─── AVAILABLE DATA ───

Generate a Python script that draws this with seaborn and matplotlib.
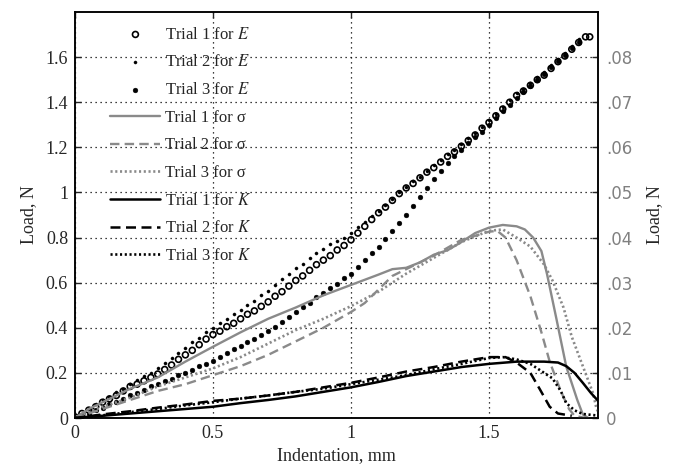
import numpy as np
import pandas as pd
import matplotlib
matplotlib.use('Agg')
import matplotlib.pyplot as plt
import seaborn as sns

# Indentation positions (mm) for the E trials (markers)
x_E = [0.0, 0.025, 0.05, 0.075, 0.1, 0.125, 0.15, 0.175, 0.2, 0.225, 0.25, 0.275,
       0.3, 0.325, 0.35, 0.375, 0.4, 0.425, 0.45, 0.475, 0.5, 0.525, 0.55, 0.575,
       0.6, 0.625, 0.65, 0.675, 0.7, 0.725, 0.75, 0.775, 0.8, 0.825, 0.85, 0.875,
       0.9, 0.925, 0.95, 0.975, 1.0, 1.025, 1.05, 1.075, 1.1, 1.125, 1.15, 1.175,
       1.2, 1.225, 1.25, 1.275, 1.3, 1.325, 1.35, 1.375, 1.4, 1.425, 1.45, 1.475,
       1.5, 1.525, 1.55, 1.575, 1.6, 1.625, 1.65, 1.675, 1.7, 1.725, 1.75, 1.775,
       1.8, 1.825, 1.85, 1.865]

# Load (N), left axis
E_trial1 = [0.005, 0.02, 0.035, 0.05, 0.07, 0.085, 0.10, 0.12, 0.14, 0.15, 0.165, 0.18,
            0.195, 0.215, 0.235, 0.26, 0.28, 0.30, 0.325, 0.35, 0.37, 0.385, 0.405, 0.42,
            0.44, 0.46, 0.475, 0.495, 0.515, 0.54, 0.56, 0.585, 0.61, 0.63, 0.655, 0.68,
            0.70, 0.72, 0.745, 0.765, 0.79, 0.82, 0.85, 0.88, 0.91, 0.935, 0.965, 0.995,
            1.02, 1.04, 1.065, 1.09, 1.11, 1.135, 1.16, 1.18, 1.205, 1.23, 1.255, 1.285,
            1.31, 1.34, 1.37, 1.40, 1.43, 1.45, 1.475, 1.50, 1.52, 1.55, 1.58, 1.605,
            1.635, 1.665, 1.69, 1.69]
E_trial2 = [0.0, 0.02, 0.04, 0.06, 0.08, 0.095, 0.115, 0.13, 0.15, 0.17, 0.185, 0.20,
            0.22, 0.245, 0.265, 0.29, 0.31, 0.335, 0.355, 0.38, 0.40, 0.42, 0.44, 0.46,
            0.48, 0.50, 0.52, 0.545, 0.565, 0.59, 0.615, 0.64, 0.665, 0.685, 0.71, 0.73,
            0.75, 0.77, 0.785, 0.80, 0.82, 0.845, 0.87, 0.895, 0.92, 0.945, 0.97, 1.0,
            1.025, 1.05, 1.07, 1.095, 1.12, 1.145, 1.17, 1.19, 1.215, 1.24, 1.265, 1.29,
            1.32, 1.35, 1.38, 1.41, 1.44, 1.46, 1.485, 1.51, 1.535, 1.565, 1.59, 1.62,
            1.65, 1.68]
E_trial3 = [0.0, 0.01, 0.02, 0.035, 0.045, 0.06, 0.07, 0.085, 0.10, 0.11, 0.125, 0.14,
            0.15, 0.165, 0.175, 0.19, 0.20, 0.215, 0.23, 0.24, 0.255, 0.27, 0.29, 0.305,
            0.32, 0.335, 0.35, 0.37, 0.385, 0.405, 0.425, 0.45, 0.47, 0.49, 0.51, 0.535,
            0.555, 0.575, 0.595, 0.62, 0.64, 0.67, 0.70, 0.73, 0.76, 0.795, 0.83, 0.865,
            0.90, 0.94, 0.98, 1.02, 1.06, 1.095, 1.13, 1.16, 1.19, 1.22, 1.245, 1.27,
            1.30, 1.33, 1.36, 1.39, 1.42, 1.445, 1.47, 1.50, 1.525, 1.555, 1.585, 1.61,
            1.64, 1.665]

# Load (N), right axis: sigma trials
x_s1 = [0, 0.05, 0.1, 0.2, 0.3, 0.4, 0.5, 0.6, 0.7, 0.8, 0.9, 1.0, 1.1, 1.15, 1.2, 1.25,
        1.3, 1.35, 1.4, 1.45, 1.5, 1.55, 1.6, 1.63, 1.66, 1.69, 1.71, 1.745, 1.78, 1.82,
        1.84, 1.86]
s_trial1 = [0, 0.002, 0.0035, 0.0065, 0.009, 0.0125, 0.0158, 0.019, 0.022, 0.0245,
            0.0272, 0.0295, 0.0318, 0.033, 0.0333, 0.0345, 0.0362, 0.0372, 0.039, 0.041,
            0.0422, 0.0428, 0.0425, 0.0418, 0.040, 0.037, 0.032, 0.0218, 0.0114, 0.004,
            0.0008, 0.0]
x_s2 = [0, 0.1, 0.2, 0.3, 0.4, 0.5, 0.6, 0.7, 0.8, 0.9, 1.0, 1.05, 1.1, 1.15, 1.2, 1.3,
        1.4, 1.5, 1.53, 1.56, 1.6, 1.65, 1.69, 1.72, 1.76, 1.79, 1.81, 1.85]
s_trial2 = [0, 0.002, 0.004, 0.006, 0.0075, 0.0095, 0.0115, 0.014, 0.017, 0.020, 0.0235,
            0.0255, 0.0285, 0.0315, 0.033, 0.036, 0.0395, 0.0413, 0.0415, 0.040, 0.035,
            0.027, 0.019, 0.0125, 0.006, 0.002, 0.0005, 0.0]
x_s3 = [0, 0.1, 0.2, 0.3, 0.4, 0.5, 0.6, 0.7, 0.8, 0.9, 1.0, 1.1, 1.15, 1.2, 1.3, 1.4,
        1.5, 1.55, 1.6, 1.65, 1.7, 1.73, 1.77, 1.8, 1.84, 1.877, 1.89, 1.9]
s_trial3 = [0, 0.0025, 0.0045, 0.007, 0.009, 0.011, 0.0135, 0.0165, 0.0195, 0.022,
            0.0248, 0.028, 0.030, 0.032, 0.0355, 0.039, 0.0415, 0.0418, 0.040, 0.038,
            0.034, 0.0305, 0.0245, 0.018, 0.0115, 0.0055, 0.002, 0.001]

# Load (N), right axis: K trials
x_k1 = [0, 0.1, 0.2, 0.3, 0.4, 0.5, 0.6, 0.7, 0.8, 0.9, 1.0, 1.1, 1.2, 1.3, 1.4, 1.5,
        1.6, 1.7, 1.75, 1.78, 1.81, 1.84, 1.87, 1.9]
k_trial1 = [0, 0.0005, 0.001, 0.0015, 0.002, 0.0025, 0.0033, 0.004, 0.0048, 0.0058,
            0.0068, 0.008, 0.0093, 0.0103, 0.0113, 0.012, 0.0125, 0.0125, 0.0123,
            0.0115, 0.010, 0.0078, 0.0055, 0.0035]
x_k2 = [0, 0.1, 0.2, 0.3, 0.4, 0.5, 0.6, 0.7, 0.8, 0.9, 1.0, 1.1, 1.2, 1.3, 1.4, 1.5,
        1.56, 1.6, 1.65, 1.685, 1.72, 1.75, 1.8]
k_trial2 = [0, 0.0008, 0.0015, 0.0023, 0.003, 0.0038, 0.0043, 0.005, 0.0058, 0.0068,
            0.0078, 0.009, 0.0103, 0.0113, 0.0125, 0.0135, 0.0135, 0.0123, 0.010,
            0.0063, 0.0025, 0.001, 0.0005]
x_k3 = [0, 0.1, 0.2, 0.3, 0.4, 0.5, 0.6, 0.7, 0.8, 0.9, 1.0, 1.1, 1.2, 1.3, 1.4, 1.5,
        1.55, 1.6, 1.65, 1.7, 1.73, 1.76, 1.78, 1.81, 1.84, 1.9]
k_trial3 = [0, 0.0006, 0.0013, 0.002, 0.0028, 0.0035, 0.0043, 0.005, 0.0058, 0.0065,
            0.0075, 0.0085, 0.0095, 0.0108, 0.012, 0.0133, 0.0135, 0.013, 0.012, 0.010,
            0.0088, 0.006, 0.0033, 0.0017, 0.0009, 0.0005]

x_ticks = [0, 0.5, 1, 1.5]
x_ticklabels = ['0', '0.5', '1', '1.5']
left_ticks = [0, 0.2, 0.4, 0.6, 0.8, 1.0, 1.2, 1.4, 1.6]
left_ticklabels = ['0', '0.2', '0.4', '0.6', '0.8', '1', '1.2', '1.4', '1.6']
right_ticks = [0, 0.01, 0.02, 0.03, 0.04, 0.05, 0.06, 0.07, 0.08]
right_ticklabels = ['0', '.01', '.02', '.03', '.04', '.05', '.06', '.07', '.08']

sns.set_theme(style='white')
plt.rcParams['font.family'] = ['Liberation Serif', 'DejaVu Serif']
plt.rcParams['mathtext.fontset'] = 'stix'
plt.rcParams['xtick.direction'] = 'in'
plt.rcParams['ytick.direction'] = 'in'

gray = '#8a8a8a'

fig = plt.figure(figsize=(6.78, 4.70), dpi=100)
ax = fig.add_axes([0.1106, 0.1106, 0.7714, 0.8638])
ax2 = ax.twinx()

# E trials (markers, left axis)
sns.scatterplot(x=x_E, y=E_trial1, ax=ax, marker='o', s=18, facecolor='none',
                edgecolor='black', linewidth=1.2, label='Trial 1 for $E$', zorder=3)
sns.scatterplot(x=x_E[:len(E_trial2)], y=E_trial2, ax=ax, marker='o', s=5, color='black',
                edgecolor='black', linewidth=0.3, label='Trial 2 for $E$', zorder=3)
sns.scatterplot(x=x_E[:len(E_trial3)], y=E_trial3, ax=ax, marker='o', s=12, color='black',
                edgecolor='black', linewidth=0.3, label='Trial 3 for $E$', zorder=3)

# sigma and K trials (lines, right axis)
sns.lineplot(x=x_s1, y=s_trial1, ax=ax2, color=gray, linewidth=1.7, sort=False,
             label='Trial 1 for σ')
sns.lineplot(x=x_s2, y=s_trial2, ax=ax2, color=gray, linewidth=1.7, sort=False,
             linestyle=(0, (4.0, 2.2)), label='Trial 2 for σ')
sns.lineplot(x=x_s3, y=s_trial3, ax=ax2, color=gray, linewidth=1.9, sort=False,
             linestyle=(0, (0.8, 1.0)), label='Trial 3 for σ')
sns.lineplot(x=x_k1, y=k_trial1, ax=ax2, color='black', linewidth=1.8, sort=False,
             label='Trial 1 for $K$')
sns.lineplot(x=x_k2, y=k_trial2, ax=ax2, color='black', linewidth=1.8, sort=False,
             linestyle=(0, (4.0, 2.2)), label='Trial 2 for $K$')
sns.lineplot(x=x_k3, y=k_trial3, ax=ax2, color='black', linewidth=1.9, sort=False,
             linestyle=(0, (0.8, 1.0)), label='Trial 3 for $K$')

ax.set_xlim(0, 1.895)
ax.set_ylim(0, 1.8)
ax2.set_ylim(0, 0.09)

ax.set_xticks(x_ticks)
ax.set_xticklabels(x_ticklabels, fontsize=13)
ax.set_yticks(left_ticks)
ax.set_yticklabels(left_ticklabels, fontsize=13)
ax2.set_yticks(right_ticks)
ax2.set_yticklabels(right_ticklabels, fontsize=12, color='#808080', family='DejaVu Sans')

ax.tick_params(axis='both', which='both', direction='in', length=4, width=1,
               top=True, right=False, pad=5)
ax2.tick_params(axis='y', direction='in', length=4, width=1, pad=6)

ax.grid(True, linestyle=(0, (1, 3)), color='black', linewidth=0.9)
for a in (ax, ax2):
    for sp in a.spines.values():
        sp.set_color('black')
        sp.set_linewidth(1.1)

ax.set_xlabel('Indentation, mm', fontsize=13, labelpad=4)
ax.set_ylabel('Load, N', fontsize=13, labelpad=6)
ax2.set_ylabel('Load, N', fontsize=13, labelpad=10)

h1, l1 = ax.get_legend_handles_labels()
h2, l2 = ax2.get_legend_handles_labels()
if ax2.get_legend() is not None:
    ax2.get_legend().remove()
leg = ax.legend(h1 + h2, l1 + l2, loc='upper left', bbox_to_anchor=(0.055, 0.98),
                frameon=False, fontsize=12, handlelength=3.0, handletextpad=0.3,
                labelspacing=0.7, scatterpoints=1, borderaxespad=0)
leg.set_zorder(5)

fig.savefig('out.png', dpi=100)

───

Repeat the listing above from its first line through the line that contains "import seaborn as sns", both included, and nothing more. Drop the pictures.

Generate a Python script that draws this with seaborn and matplotlib.
import numpy as np
import pandas as pd
import matplotlib
matplotlib.use('Agg')
import matplotlib.pyplot as plt
import seaborn as sns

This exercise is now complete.